Source code of charts
____________________
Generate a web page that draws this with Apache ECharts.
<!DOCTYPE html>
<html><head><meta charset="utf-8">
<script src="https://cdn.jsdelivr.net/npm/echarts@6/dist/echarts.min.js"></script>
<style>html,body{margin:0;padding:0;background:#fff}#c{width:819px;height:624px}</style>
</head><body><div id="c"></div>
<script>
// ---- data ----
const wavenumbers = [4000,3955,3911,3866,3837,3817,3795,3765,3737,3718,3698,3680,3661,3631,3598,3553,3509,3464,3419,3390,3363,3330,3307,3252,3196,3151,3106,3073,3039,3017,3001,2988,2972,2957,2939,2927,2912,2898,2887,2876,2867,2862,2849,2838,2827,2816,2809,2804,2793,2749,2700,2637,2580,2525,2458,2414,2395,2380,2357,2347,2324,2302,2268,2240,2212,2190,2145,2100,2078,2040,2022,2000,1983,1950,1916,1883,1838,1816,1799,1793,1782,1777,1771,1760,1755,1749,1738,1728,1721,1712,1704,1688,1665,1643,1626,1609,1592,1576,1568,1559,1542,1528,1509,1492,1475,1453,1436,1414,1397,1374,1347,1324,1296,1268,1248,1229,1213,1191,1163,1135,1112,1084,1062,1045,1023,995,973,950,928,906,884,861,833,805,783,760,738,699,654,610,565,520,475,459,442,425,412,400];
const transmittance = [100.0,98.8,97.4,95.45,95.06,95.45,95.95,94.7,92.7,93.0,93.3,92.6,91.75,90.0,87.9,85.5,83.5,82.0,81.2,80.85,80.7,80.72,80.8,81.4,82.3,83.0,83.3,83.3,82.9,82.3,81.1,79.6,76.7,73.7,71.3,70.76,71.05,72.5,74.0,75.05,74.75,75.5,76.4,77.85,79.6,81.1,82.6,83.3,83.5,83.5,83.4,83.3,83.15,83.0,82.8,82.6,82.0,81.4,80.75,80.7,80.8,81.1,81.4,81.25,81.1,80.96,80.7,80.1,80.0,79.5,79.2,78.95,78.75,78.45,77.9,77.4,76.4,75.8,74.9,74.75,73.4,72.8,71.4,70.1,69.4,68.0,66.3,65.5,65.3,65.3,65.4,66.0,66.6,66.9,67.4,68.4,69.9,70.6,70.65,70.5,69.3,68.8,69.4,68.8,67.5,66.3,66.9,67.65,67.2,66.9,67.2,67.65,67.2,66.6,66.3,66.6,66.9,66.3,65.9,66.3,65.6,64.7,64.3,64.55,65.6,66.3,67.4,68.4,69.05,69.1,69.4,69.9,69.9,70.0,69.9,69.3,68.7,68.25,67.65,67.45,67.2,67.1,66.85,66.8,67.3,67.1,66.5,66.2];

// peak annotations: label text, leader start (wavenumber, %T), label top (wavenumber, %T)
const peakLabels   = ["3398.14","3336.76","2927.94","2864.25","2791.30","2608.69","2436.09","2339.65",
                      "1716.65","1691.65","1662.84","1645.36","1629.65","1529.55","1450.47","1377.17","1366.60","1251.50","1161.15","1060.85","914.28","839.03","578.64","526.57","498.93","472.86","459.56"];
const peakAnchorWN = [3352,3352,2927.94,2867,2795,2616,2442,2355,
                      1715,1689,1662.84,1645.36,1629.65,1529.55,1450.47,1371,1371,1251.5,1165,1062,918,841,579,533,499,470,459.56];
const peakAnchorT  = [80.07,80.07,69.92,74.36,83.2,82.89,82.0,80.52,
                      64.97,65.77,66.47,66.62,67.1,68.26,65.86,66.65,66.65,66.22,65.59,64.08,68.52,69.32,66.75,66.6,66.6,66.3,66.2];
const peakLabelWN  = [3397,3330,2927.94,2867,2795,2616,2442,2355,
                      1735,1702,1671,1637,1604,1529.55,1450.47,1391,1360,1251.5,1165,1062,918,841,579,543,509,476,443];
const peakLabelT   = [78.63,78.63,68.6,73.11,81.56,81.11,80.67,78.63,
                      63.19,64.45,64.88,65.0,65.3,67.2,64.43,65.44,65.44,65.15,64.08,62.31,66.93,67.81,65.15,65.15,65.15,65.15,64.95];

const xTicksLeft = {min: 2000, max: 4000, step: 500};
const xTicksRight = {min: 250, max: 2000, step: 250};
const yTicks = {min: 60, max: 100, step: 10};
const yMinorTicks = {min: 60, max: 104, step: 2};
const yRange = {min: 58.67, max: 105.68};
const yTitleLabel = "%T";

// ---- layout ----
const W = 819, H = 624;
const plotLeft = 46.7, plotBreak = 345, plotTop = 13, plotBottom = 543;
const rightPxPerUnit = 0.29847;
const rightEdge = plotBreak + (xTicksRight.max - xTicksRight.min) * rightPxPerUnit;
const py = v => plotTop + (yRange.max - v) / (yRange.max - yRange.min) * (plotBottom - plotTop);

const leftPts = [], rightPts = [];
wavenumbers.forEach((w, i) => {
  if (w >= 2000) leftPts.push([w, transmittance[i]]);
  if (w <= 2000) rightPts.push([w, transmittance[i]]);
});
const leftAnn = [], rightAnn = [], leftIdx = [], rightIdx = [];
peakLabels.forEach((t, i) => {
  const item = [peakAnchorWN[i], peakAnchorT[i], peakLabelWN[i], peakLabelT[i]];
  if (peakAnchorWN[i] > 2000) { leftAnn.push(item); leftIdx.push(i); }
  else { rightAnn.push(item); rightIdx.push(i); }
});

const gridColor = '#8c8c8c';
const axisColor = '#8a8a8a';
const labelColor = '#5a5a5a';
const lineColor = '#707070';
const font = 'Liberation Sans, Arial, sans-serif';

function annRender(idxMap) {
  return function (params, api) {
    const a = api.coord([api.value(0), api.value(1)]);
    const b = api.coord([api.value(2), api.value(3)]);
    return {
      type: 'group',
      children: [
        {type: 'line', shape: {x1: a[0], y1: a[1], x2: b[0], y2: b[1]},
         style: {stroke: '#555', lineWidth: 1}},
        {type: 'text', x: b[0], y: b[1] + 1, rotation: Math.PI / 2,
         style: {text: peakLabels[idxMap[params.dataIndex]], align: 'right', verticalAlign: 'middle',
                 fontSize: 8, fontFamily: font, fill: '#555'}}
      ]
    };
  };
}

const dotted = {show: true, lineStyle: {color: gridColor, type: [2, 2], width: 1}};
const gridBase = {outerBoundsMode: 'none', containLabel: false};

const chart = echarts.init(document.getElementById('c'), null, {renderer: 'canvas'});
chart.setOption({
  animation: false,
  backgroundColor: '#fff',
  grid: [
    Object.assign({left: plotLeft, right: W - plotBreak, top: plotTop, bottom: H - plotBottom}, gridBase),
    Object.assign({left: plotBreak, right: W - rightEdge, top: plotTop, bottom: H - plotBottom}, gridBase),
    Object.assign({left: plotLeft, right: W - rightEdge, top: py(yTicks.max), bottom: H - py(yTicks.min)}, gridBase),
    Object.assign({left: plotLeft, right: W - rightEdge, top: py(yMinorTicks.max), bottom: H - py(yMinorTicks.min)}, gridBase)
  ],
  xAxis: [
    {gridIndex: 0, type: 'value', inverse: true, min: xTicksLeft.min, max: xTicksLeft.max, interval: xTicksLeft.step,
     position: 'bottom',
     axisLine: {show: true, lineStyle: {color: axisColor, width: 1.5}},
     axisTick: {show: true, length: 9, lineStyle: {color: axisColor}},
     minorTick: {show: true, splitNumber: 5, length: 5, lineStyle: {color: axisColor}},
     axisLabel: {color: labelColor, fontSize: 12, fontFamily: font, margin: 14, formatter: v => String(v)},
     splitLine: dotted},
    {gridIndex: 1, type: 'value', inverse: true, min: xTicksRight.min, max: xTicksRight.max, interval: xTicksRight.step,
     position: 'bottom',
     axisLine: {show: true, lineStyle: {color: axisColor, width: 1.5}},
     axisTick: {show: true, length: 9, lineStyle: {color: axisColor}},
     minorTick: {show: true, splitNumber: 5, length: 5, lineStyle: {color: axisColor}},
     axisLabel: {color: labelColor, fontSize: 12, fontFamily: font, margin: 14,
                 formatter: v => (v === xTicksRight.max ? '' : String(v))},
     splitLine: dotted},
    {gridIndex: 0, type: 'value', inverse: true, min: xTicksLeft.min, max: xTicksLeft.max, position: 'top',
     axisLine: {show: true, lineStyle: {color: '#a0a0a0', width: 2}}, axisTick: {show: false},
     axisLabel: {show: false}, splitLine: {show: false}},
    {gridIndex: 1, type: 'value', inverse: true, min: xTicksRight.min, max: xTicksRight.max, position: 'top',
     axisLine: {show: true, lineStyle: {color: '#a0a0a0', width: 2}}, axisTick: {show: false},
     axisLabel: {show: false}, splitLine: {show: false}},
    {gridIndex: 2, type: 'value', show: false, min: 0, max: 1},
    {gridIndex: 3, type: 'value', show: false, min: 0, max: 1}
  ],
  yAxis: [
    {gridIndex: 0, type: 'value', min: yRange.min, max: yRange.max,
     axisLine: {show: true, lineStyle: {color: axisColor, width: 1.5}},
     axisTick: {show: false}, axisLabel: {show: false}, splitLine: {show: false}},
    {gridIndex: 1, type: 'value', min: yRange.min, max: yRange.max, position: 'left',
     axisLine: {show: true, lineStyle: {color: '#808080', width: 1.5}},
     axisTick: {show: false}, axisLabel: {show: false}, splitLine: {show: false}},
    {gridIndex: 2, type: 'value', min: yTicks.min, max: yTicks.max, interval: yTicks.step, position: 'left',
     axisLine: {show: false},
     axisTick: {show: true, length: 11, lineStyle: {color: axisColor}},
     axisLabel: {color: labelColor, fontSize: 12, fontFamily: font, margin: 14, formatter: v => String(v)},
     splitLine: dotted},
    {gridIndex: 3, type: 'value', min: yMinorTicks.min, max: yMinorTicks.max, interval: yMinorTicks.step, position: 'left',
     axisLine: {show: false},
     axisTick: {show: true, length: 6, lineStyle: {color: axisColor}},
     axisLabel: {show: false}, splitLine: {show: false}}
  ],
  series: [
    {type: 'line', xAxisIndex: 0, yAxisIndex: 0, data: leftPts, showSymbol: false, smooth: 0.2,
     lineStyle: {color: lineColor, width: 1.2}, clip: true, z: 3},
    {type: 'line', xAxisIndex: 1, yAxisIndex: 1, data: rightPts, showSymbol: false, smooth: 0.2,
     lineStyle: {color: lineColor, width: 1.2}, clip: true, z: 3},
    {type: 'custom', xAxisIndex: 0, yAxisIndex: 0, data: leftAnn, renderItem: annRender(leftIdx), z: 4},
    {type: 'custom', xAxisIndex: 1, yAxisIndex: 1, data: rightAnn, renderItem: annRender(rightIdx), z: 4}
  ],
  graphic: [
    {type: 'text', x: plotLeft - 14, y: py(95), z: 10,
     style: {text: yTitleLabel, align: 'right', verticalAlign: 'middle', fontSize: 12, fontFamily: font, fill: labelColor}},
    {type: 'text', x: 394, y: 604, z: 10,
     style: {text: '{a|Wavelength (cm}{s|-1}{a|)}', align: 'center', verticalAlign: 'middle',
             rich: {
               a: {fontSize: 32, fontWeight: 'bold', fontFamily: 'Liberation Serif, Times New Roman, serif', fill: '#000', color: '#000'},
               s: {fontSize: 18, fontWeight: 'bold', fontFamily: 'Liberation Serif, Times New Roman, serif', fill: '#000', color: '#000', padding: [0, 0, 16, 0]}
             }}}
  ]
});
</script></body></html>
____________________
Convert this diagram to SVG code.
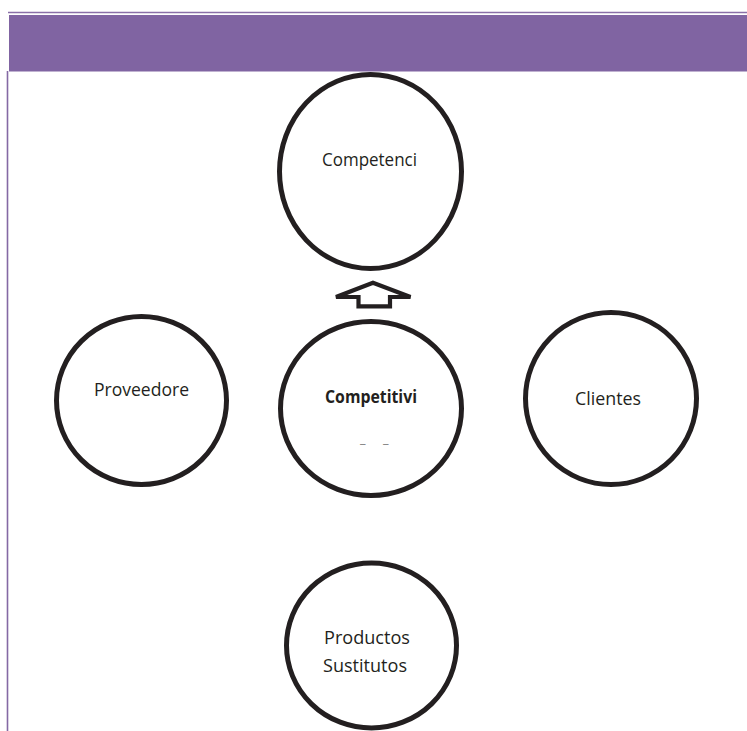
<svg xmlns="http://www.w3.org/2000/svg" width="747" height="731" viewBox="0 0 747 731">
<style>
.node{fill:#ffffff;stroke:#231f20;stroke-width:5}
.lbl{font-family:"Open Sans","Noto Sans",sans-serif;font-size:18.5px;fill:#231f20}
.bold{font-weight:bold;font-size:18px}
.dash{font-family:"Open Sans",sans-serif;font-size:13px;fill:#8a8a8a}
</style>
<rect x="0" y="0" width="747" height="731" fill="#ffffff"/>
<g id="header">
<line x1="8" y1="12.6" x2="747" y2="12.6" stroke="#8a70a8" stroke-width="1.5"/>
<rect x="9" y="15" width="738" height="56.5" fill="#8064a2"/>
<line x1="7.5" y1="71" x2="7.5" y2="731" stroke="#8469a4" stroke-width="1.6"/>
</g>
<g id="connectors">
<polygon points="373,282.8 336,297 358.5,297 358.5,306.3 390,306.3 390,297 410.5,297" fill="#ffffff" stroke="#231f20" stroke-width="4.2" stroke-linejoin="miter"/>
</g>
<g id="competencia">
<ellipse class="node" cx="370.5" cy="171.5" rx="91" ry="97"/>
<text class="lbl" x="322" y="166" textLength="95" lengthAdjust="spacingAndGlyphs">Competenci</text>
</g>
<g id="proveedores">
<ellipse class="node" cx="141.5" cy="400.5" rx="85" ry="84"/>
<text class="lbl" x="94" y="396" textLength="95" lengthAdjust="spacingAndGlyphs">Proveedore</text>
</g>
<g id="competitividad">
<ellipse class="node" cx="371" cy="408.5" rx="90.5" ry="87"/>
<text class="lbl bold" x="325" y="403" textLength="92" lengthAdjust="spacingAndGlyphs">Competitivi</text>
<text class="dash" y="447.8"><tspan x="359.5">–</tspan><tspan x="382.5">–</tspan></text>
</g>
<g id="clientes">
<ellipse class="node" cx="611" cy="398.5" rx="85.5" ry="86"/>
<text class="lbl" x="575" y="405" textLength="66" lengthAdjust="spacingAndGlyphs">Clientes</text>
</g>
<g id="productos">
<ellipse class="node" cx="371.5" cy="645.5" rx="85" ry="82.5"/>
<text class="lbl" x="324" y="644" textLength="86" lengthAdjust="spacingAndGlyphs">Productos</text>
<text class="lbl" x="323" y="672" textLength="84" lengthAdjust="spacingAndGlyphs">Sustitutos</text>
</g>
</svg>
____________________
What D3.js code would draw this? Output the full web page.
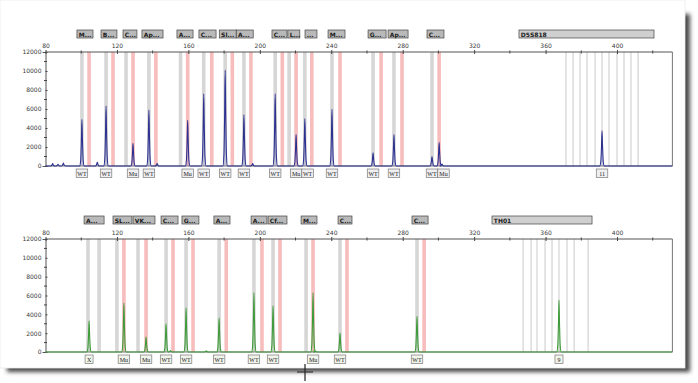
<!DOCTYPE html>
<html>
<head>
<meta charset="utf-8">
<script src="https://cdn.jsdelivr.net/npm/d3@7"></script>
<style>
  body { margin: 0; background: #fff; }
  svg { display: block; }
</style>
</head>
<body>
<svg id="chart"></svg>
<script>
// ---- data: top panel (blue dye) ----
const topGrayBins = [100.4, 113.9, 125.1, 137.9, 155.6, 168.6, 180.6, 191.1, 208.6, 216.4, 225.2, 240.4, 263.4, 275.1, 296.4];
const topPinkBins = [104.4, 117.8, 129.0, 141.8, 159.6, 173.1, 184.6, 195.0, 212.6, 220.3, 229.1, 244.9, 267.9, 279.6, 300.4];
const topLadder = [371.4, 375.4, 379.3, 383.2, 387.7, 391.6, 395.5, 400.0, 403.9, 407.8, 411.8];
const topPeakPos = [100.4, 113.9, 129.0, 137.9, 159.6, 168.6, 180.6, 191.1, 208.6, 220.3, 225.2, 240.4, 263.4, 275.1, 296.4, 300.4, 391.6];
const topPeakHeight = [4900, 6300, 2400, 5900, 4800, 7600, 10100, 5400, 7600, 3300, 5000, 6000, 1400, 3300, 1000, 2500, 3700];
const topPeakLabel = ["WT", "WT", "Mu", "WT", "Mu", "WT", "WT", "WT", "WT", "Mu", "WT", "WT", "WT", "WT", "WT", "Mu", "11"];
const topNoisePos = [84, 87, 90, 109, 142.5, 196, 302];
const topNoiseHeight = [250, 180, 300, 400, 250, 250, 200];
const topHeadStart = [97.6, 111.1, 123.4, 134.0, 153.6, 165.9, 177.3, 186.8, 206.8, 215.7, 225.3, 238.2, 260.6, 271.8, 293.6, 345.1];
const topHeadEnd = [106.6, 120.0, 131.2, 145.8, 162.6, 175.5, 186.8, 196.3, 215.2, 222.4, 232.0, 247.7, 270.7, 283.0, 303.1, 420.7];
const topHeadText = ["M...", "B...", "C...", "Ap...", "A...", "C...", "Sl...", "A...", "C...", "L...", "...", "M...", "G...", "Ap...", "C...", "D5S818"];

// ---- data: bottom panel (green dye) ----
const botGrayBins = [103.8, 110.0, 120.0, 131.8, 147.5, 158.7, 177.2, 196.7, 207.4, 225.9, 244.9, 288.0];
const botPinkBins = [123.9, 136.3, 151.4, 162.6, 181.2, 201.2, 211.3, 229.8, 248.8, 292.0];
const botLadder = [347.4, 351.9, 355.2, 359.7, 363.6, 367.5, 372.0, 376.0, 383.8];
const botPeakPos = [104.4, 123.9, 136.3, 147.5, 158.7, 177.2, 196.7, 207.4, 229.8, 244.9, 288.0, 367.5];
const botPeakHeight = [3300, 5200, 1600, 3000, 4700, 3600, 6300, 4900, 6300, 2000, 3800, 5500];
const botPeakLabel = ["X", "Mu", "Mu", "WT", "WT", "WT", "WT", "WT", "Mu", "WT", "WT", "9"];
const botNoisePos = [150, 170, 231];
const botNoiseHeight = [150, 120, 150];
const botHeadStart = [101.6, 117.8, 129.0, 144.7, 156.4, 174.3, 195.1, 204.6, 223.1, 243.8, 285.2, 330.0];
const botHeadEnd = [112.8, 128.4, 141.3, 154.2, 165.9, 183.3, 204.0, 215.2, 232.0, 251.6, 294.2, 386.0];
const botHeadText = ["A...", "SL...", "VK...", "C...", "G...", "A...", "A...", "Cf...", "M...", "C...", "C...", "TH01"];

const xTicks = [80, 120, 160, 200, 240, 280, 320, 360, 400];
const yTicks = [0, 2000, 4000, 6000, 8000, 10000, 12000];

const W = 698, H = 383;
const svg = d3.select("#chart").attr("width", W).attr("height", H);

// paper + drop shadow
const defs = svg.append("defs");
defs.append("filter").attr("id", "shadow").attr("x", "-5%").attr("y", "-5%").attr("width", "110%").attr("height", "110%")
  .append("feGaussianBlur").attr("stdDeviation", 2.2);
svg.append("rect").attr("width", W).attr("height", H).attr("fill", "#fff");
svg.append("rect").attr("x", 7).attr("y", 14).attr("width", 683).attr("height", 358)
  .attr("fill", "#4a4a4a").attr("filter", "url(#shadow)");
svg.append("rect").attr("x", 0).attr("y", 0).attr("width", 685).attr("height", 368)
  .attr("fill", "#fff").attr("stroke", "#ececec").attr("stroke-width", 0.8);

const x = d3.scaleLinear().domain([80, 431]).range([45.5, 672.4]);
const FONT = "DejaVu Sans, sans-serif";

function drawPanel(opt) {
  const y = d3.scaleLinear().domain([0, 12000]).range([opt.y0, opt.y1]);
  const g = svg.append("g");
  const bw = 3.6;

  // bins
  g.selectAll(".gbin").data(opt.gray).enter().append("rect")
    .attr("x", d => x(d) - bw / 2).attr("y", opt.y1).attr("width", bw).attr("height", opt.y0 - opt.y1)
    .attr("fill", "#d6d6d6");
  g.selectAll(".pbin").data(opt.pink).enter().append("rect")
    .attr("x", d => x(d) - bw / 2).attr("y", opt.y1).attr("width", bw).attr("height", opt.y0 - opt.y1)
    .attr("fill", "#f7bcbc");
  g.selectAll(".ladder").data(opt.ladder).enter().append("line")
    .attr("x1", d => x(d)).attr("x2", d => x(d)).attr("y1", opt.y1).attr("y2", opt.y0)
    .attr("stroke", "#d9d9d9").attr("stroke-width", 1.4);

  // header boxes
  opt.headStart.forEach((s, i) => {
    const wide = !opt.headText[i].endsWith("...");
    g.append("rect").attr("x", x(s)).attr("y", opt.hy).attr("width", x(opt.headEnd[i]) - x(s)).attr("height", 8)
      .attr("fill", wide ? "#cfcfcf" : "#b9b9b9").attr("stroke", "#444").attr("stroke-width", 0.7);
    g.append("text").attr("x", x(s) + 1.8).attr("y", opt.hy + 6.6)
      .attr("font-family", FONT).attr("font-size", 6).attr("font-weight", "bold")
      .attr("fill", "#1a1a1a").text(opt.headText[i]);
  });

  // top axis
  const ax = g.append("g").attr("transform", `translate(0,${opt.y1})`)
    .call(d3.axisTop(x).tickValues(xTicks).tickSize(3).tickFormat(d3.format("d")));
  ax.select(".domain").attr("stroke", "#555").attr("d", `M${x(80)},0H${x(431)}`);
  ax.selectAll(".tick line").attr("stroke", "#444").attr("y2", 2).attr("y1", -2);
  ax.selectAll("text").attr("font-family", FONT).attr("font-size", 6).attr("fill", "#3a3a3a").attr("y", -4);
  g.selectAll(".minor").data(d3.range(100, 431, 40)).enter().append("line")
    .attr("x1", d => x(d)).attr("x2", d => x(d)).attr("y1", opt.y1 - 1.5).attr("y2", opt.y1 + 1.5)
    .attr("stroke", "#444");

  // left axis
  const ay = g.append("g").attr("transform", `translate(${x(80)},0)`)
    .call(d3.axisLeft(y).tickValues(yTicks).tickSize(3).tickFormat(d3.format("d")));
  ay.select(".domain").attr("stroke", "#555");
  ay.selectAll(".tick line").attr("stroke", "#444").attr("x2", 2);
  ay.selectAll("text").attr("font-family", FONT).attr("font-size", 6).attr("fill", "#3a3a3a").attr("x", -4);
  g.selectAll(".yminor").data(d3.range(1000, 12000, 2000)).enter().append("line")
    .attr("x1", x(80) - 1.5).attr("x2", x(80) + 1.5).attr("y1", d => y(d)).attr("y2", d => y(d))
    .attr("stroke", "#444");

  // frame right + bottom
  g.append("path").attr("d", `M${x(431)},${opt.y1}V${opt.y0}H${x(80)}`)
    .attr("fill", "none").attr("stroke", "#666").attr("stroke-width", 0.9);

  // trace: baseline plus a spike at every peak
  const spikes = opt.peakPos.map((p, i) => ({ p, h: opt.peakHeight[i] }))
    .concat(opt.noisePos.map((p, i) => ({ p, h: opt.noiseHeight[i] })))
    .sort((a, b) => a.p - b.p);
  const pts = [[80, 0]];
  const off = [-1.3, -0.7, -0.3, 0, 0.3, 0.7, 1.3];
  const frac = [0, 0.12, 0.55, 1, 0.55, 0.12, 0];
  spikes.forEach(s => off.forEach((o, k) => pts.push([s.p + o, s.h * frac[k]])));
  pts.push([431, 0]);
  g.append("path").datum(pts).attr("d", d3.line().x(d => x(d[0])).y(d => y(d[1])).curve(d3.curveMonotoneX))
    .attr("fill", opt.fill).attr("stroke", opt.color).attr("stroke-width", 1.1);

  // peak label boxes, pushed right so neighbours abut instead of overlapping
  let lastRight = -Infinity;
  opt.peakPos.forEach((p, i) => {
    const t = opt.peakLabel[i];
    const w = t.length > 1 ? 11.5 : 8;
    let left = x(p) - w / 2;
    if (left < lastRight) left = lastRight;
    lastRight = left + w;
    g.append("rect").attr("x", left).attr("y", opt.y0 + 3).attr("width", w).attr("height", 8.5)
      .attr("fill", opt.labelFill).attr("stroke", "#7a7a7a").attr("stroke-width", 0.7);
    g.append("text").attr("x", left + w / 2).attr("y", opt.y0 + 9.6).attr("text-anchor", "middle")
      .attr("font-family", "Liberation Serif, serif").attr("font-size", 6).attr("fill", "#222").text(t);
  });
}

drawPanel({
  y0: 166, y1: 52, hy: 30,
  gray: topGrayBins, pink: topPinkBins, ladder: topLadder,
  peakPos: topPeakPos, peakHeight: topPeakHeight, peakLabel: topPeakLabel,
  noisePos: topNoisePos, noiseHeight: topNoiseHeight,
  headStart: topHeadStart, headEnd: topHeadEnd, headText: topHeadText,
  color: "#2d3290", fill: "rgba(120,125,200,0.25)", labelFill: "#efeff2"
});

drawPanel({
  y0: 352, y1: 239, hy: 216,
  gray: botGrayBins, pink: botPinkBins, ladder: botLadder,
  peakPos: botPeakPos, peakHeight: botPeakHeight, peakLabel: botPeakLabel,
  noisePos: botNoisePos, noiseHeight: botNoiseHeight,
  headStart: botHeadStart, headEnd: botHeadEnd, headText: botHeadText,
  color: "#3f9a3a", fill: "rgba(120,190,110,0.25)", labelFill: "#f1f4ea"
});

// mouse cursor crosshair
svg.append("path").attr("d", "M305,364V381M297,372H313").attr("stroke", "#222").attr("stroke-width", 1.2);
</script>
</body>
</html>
____________________
Find all lines with "this" in them and copy each one.

Generate a web page that draws this with Apache ECharts.
Convert this diagram to SVG code.
What D3.js code would draw this? Output the full web page.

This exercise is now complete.